Urban green spaces fight brain fatigue, reduce crime
Here are two related articles concerning the value of plants / vegetation / green spaces in urban environments. The first article, Green Spaces Fight Brain Fatigue, discusses how attention and frustration levels of pedestrians rise when in hardscape – dominated settings, while brain activity when walking in natural, green space is more meditative.
The second article, Urban planners may cry “bring us a shrubbery” to deter crime, talks about studies conducted to analyze the correlation between green spaces and crime rates.
Read portions of the two articles below and follow links for full articles.
Green spaces fight brain fatigue
By JEN LAVERY
The solution to “brain fatigue” could be – quite literally – a walk in the park, according to new research carried out in the Capital.
Scientists have discovered our dear green spaces chill us out more than we actually realize . . after using newly developed technology to map peoples’ brainwaves.
The study, which was only made possible by the invention of a new portable machine, was carried out by scientists at Heriot-Watt University and the University of Edinburgh. As part of the study 12 volunteers from the student body were sent for a walk encompassing different parts of the city. However, unbeknownst to the people around them, they had been fitted with portable EEGs wired to their scalps (pictured), hidden under hats, and connected to a laptop in their backpacks. An EEG is a machine that records electrical activity in the scalp.
Each volunteer in the study was told to go at their own pace during the one-and-a half mile walk, while the laptop in their back-pack collected data on their emotional responses to three different areas of the city.
The walkers traveled first through an older, historic district with light traffic, then through a half mile of green space, then through a more urban district with heavy traffic.
When the results read from their brains were analyzed, they showed attention and frustration levels rising in the two man-made settings, while brain activity during their time in the natural, green space was more meditative.
“Going for a walk in a green space or just sitting, or even viewing green spaces from your office window is likely to have a restorative effect and help with attention fatigue and stress recovery.”
And here is a portion of the second article, below, from ArsTechnica.com, discussing the correlation between presence of trees and shrubs in cities correlating with low crime rates…
Urban planners may cry “bring us a shrubbery” to deter crime
By JAMES HOLLOWAY
One school of thought has it that inner-city trees and shrubs make convenient hiding places and covered escape routes for criminals. Another, supported by an increasing body of evidence, argues that urban foliage may actually reduce crime. Where previous studies have tended to focus on individual housing blocks or, at best, neighborhoods, new research out of Temple University is among the first to examine the issue at the city-scale. TU researchers analyzed the relationship between vegetation concentration and crime for the whole of Philadelphia.

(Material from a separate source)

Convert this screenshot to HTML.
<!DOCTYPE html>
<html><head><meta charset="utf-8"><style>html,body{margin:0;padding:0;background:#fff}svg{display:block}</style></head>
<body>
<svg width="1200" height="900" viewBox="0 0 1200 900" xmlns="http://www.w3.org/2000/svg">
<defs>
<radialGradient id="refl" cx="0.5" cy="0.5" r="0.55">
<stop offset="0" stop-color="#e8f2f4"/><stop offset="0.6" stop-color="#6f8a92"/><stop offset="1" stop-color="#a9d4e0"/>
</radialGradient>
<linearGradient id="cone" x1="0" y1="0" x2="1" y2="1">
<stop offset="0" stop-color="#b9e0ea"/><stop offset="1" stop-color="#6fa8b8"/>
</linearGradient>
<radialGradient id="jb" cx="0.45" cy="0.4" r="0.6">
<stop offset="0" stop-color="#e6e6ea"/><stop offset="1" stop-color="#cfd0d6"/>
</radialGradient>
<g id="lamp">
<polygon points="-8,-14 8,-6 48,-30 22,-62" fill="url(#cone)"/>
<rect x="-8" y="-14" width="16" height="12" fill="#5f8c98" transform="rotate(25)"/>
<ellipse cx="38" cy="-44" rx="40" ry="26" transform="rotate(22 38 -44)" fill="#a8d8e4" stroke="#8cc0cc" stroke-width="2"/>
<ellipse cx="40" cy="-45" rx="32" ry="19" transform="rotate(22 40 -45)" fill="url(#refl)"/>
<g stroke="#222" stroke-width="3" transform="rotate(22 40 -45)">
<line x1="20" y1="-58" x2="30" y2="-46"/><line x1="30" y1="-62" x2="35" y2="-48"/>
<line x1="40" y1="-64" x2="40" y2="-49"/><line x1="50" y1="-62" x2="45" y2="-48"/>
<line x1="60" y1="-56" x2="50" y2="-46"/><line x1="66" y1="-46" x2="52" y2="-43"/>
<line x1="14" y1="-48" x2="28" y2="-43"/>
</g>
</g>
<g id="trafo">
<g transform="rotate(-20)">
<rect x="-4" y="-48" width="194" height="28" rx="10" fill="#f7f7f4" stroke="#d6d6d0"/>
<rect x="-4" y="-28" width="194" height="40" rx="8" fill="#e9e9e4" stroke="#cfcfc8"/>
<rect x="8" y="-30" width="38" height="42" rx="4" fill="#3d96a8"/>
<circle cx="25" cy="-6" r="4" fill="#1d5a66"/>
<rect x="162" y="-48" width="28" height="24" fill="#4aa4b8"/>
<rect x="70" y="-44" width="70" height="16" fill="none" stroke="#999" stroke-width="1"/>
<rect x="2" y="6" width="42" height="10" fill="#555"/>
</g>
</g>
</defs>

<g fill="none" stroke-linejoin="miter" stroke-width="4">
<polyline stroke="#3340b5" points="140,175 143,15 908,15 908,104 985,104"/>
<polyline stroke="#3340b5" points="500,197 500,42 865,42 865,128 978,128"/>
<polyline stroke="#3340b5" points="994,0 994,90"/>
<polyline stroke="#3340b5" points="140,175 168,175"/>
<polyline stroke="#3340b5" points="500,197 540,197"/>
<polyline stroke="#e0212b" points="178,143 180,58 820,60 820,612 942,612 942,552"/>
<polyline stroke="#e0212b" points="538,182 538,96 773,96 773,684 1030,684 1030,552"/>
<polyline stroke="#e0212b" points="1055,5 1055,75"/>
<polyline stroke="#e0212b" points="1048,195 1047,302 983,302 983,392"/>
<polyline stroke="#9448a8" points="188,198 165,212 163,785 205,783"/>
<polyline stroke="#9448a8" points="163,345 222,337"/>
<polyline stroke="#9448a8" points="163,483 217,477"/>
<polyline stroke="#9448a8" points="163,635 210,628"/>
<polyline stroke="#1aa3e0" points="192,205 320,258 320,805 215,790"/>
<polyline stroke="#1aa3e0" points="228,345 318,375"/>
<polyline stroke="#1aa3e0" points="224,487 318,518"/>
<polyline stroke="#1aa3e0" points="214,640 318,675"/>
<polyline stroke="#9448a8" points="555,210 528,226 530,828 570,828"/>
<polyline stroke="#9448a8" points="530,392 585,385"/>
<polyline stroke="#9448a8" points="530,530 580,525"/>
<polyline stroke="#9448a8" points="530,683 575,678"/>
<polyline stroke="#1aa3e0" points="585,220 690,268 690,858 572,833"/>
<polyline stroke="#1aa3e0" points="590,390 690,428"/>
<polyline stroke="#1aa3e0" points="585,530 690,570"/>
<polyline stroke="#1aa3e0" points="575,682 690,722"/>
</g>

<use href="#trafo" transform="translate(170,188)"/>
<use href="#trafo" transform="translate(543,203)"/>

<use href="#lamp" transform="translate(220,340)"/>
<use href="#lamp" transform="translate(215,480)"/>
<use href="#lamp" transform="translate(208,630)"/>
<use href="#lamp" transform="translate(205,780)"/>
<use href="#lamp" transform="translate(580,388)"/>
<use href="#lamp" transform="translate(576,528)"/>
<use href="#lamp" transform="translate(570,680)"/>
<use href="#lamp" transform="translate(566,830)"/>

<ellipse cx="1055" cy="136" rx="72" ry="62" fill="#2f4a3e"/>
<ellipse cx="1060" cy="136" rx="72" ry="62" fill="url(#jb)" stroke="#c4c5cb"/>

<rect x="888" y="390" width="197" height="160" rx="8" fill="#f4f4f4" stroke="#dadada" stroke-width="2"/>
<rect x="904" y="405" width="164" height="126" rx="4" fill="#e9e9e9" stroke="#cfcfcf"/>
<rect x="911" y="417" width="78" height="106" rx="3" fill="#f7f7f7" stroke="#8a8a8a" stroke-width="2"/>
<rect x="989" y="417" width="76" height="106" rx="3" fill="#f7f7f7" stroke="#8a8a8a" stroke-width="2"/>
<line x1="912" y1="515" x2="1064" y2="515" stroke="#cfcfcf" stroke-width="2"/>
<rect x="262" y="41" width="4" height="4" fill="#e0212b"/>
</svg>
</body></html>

The researchers broke the city down into 363 “tracts” identified from socioeconomic census data, each containing between 100 and 8,000 people. The data, taken from the years 2005 to 2009, was also used to assess poverty and education levels in these tracts. Vegetation coverage was assessed from satellite imagery from 2005, courtesy of NASA’s Landsat 7. Recorded incidents of aggravated assault, robbery, burglary, and theft were drawn from the University of Pennsylvania’s Neighborhood Information System CrimeBase, also for the year 2005.
The team undertook a series of statistical analyses of the data, including multivariate ordinary least squares regression. This allowed them to test the “explanatory power” of foliage on crime while controlling for other influences on it, like population density, poverty, and education. Other techniques allowed for the control of the spatial contagion of crime.